Despite this evidence, he would be acquitted of Cremer’s murder in January by judge Elizabeth Baartman.
Meghan Cremer murder: The investigation into the suspects
Sias’ story
Sias was employed on the farm where Cremer rented a cottage and resided roughly 500m away in an informal settlement.
He testified he had worked the day of Cremer’s disappearance, left the farm at 5pm, drank five 750ml bottles of beer and returned to the farm’s bottom gate two hours later at 7pm to fetch dog food when he noticed a car parked with the keys in the ignition.
He said he did not recognise it was Cremer’s car, that he took it for a “joyride”. While driving he found a handbag under the seat containing cellphones and bank cards belonging to Cremer.
He picked up his friends staying in Egoli informal settlement. They asked who’s car he was driving, to which he responded that the owner’s son had lent it to him.
They stopped at shebeens and he said he “guessed” Cremer’s pin in order to use her bank card to buy KFC and draw money at an ATM.
Sias said at some point during the raucous evening, he went to open the boot of the stolen car and that’s when he saw Cremer’s body inside. Startled, he consumed more alcohol and dumped the body in secluded bushes before attempting to sell the vehicle.
He said he didn’t want to go to police or tell his employer about the incident because they might “see him in a bad light”.
Two days later, after the two men driving Cremer’s car were caught by police, Sias was arrested.
He alleged police assaulted him and coerced him to confess to murdering Cremer and point out the body, saying the police told him “he would receive bail and a short prison term” if he confessed.
It was this trauma of assault and interrogation that led him to show police where Cremer’s disposed body was located and say he “didn’t mean to kill her”.
Cremer had a blue ribbon around her hands and neck and her death was found to be due to ligature strangulation. She had also sustained a blow to the face. The blue ribbon was reportedly the same ribbon she used to make horse ribbons in her cottage.
Murder accused Jeremy Sias’ first day in court for horse rider Meghan Cremer’s trial
Surprising turn
A key factor in Sias’ acquittal of murder was testimony by Cremer’s friend and owner of the farm where she was renting the cottage, Linda Mohr. Mohr said Cremer saw her as her second mother and they were close.

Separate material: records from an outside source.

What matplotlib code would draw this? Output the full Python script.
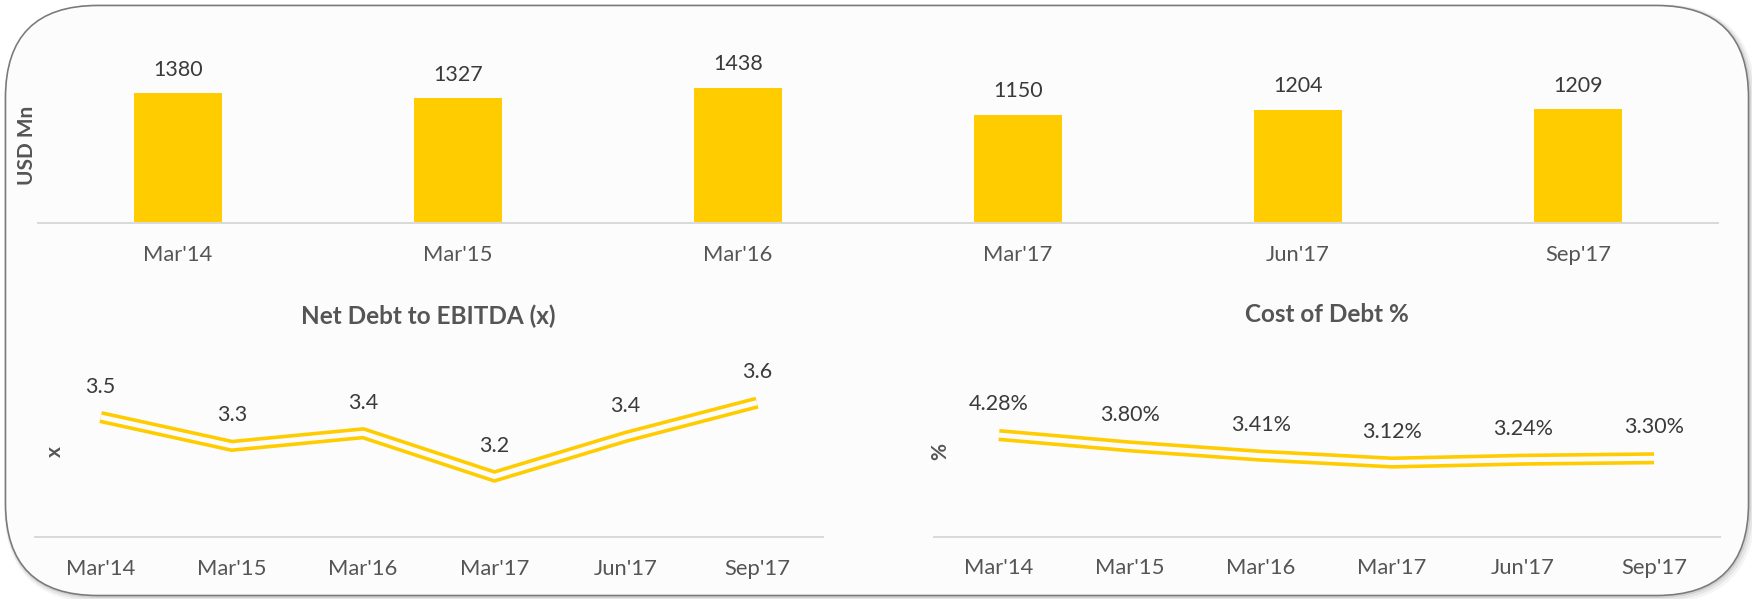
import numpy as np
import matplotlib
matplotlib.use("Agg")
import matplotlib.pyplot as plt
from matplotlib.patches import FancyBboxPatch

W, H, DPI = 1752, 599, 100

periods = ["Mar'14", "Mar'15", "Mar'16", "Mar'17", "Jun'17", "Sep'17"]
debt_usd_mn = [1380, 1327, 1438, 1150, 1204, 1209]
net_debt_ebitda = [3.49, 3.33, 3.40, 3.16, 3.38, 3.57]
cost_of_debt = [4.28, 3.80, 3.41, 3.12, 3.24, 3.30]

YELLOW = "#ffcc00"
PANEL = "#fcfcfc"
LABEL = "#3a3a3a"
GREY = "#555555"
AXLINE = "#d9d9d9"

plt.rcParams["font.family"] = ["Lato", "DejaVu Sans"]


def px(v):
    # pixels -> points at DPI
    return v * 72.0 / DPI


def place(fig, x0, y0, x1, y1):
    # axes from pixel box (top-left origin)
    return fig.add_axes([x0 / W, 1 - y1 / H, (x1 - x0) / W, (y1 - y0) / H])


def style(ax, ylim):
    ax.set_facecolor("none")
    for s in ("left", "right", "top"):
        ax.spines[s].set_visible(False)
    ax.spines["bottom"].set_color(AXLINE)
    ax.spines["bottom"].set_linewidth(px(2))
    ax.set_xlim(-0.5, len(periods) - 0.5)
    ax.set_ylim(*ylim)
    ax.set_yticks([])
    ax.set_xticks(range(len(periods)), periods, va="baseline")
    ax.tick_params(axis="x", length=0, pad=px(38), labelsize=15.8,
                   labelcolor=GREY)


def double_line(ax, y):
    # Excel-style compound line: thick yellow stroke with a panel-coloured core
    x = np.arange(len(y))
    ax.plot(x, y, color=YELLOW, lw=px(12.2), solid_joinstyle="miter",
            solid_capstyle="butt", zorder=3)
    ax.plot(x, y, color=PANEL, lw=px(5), solid_joinstyle="miter",
            solid_capstyle="butt", zorder=4)


def labels(ax, y, fmt, dy):
    for i, v in enumerate(y):
        ax.annotate(fmt.format(v), (i, v), xytext=(0, px(dy)),
                    textcoords="offset points", ha="center", va="baseline",
                    fontsize=15.5, color=LABEL, zorder=5)


fig = plt.figure(figsize=(W / DPI, H / DPI), dpi=DPI)
fig.patch.set_facecolor("white")

# rounded panel with a soft shadow
bg = fig.add_axes([0, 0, 1, 1])
bg.set_xlim(0, W)
bg.set_ylim(H, 0)
bg.axis("off")
box = "round,pad=0,rounding_size=92"
for off, lw, a in [(3, 9, 0.04), (2, 6, 0.06), (1, 3, 0.09)]:
    bg.add_patch(FancyBboxPatch((5.5 + off, 5.5 + off), 1743, 590,
                                boxstyle=box, fill=False, ec="black",
                                lw=px(lw), alpha=a))
bg.add_patch(FancyBboxPatch((5.5, 5.5), 1743, 590, boxstyle=box,
                            fc=PANEL, ec="#7a7a7a", lw=px(1.6)))

# top: debt bars
ax1 = place(fig, 38, 25.8, 1718, 222.7)
style(ax1, (0, 2100))
ax1.bar(range(len(periods)), debt_usd_mn, width=87.7 / 280, color=YELLOW,
        zorder=2)
labels(ax1, debt_usd_mn, "{:d}", 17.5)
fig.text(26.7 / W, 1 - 145 / H, "USD Mn", rotation=90, ha="center",
         va="center", fontsize=15, fontweight="bold", color=GREY)

# bottom left: net debt to EBITDA
ax2 = place(fig, 35, 340, 822.6, 537.3)
lo = 2.822
style(ax2, (lo, lo + 197.3 / 180))
double_line(ax2, net_debt_ebitda)
labels(ax2, net_debt_ebitda, "{:.1f}", 24.5)
fig.text(428.5 / W, 1 - 316 / H, "Net Debt to EBITDA (x)", ha="center",
         va="center", fontsize=17.5, fontweight="bold", color=GREY)
fig.text(55 / W, 1 - 452 / H, "x", rotation=90, ha="center", va="center",
         fontsize=15, fontweight="bold", color=GREY)

# bottom right: cost of debt
ax3 = place(fig, 933.5, 340, 1719.5, 536.5)
style(ax3, (0, 196.5 / 23.7))
double_line(ax3, cost_of_debt)
labels(ax3, cost_of_debt, "{:.2f}%", 25)
fig.text(1327 / W, 1 - 314 / H, "Cost of Debt %", ha="center",
         va="center", fontsize=17.5, fontweight="bold", color=GREY)
fig.text(940.7 / W, 1 - 451.7 / H, "%", rotation=90, ha="center",
         va="center", fontsize=15, fontweight="bold", color=GREY)

fig.savefig("out.png", dpi=DPI, facecolor=fig.get_facecolor())
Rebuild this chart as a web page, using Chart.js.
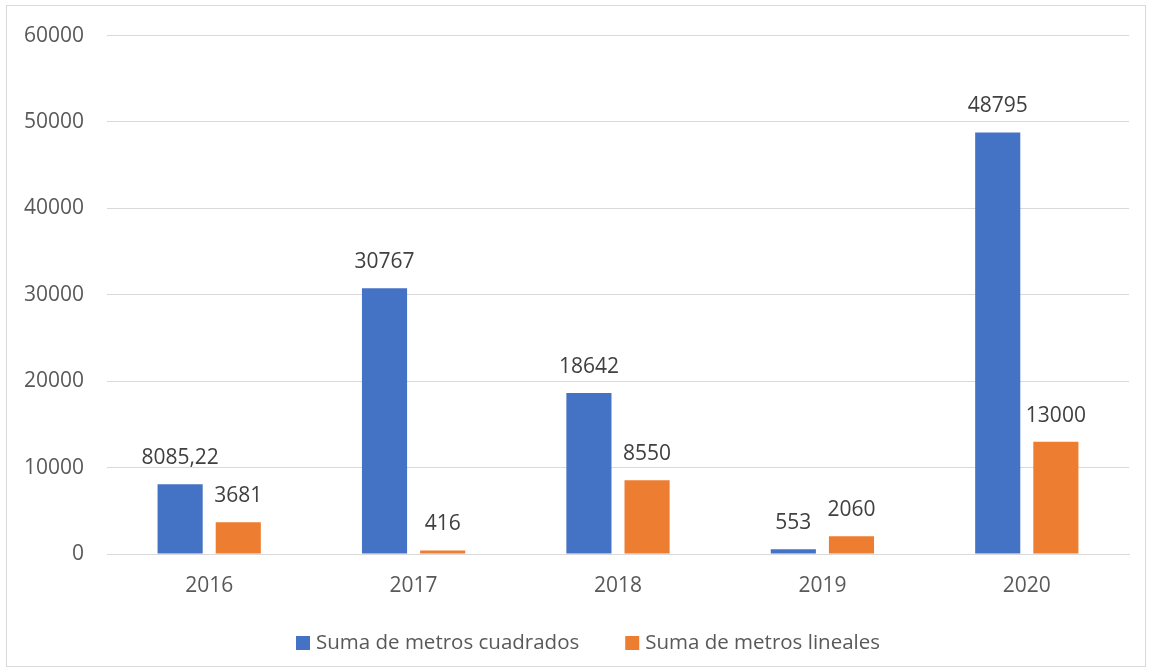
<!DOCTYPE html>
<html><head><meta charset="utf-8">
<script src="https://cdn.jsdelivr.net/npm/chart.js@4.4.1/dist/chart.umd.min.js"></script>
<style>html,body{margin:0;padding:0;background:#fff;overflow:hidden}#wrap{width:1151px;height:672px;position:relative}</style>
</head><body><div id="wrap"><canvas id="c" width="1151" height="672"></canvas></div>
<script>
const categories = ['2016','2017','2018','2019','2020'];
const cuadrados = [8085.22, 30767, 18642, 553, 48795];
const lineales = [3681, 416, 8550, 2060, 13000];
const yTicks = [0,10000,20000,30000,40000,50000,60000];
const seriesNames = ['Suma de metros cuadrados','Suma de metros lineales'];

const FONT = "'Open Sans', sans-serif";
const fmt = v => String(v).replace('.', ',');

const borderPlugin = {
  id:'border',
  beforeDraw(chart){
    const ctx = chart.ctx;
    ctx.save();
    ctx.fillStyle='#fff';ctx.fillRect(0,0,chart.width,chart.height);
    ctx.strokeStyle='#d9d9d9';ctx.lineWidth=1;
    ctx.strokeRect(6.5,5.5,1139,661);
    ctx.restore();
  }
};
const labelPlugin = {
  id:'vlabels',
  afterDatasetsDraw(chart){
    const ctx = chart.ctx;
    ctx.save();
    ctx.font = "21px " + FONT;
    ctx.fillStyle = '#404040';
    ctx.textAlign='center';ctx.textBaseline='middle';
    chart.data.datasets.forEach((ds,i)=>{
      chart.getDatasetMeta(i).data.forEach((bar,j)=>{
        ctx.fillText(fmt(ds.data[j]), bar.x, bar.y - 26);
      });
    });
    ctx.restore();
  }
};
const legendPlugin = {
  id:'customLegend',
  afterDraw(chart){
    const ctx = chart.ctx;
    ctx.save();
    ctx.font = "20.5px " + FONT;
    ctx.textBaseline='middle';ctx.textAlign='left';
    const box=14, gap=6, itemGap=46, cy=643;
    const ds = chart.data.datasets;
    const widths = ds.map(d=>ctx.measureText(d.label).width);
    let total = 0;
    widths.forEach((w,i)=>{ total += box+gap+w + (i<widths.length-1?itemGap:0); });
    let x = 588 - total/2;
    ds.forEach((d,i)=>{
      ctx.fillStyle = d.backgroundColor;
      ctx.fillRect(x, cy-box/2, box, box);
      x += box+gap;
      ctx.fillStyle = '#595959';
      ctx.fillText(d.label, x, cy);
      x += widths[i] + itemGap;
    });
    ctx.restore();
  }
};

new Chart(document.getElementById('c'), {
  type:'bar',
  data:{
    labels:categories,
    datasets:[
      {label:seriesNames[0], data:cuadrados, backgroundColor:'#4472C4'},
      {label:seriesNames[1], data:lineales, backgroundColor:'#ED7D31'}
    ]
  },
  options:{
    responsive:false, animation:false,
    categoryPercentage:0.569, barPercentage:0.776,
    layout:{padding:{left:0,right:22,top:35,bottom:53}},
    plugins:{
      tooltip:{enabled:false},
      legend:{display:false}
    },
    scales:{
      x:{
        grid:{display:false},
        border:{display:true,color:'#d9d9d9'},
        ticks:{font:{family:FONT,size:21},color:'#595959',padding:11},
        afterFit(s){s.height=65;}
      },
      y:{
        min:0,max:60000,
        afterBuildTicks(s){s.ticks = yTicks.map(v=>({value:v}));},
        grid:{color:'#d9d9d9',drawTicks:false},
        border:{display:false},
        ticks:{font:{family:FONT,size:21},color:'#595959',padding:23,callback:v=>String(v)},
        afterFit(s){s.width=107;}
      }
    }
  },
  plugins:[borderPlugin,labelPlugin,legendPlugin]
});
</script></body></html>
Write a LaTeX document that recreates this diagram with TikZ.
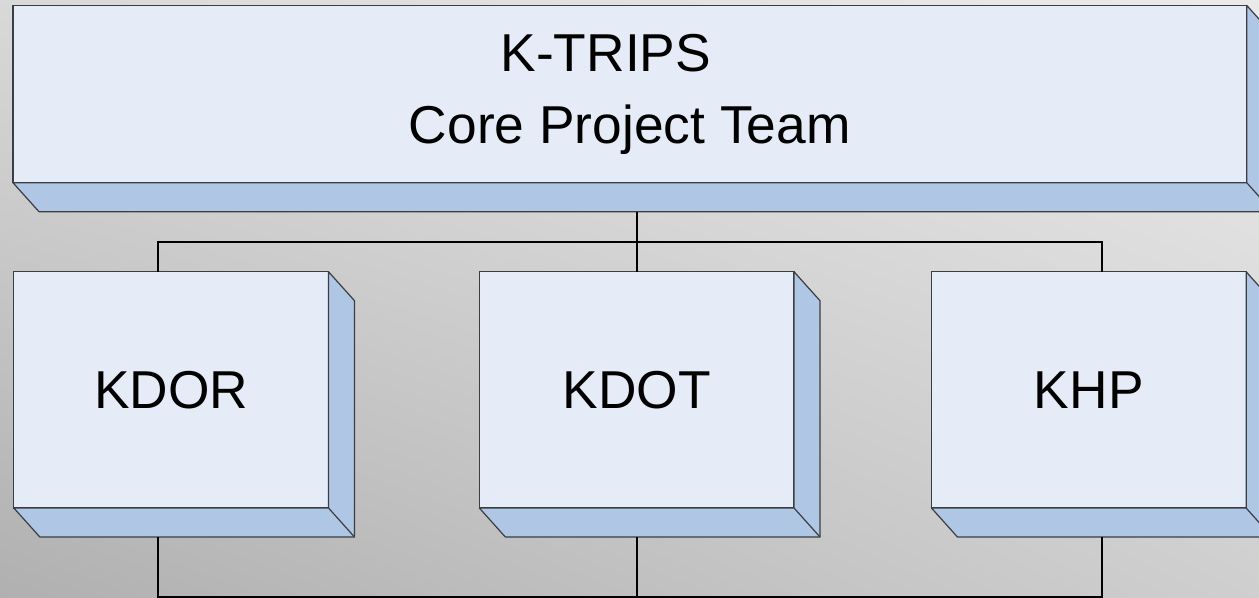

Mohr was originally meant to testify for the state, however when the state rested its case without calling Mohr, she contacted Sias’ defence council Bashier Sibda, saying she had evidence to share.
Mohr and her son James, also a friend of Cremer, took the stand as defence witnesses and said Cremer had lost a lot of weight before her death, had large amounts of cash on hand and had been leaving the farm at odd hours leading up to her death.
WhatsApp messages between James and Cremer were shown in court where Cremer joked with him, saying she had done too much cocaine the night before. See below.
The insinuation seemed to be tha there could have been a drug dealing angle to her death. This came as a shock to other friends of Cremer who said she was introverted, kind and would never get involved in drug dealing.
However Mohr said, “I am here to get the truth and nothing else,” when questioned by prosecutor Emily van Wyk as to her reasons for testifying for the defense.
In Baartman’s judgment, she pointed out how important Mohr’s testimony was to her findings.
“Ms Mohr was a credible witness and displayed a commitment to ‘fair play’ that was remarkably absent in some officers who were involved in this matter. Although she thought the accused’s dealing with the deceased’s body reprehensible, she wanted justice done.”
Judgement
Baartman handed down her judgment on January 26, finding Sias’ confession to murdering Cremer ‘unsustainable’ due to the alleged assault allegations made by Sias against police, among other factors.
Despite several police officers testifying they did not assault Sias, Baartman gave credence to the abuse allegations, saying: “There is a reasonable possibility the utterances [Sias’ confession] were made in response to an assault and are irredeemably tainted by the assault. It follows that the state’s reliance on the utterances [Sias’ confession] as evidence that the accused murdered the deceased is unsustainable.”
Baartman said the prosecution withheld certain evidence that could have benefited Sias in the trial and that the state did not prove their case beyond a reasonable doubt, leading Sias to walk free of a murder conviction.
“The prosecution and the investigating team are reminded they ought to be in pursuit of the truth and should not attempt to usurp the court’s function. The result of that attempt has caused great injustice instead of advancing a just outcome in these proceedings.”
Baartman did, however, find Sias guilty of the theft of Cremer’s vehicle and credit card and he was found guilty of defeating the ends of justice by “destroying items which belonged to the deceased, cellular phones and throwing the iPhone in the toilet to avoid detection by the authorities”.
Prior charges and sentencing
Sias had an assault charge and a pending car theft case before Cremer’s killing.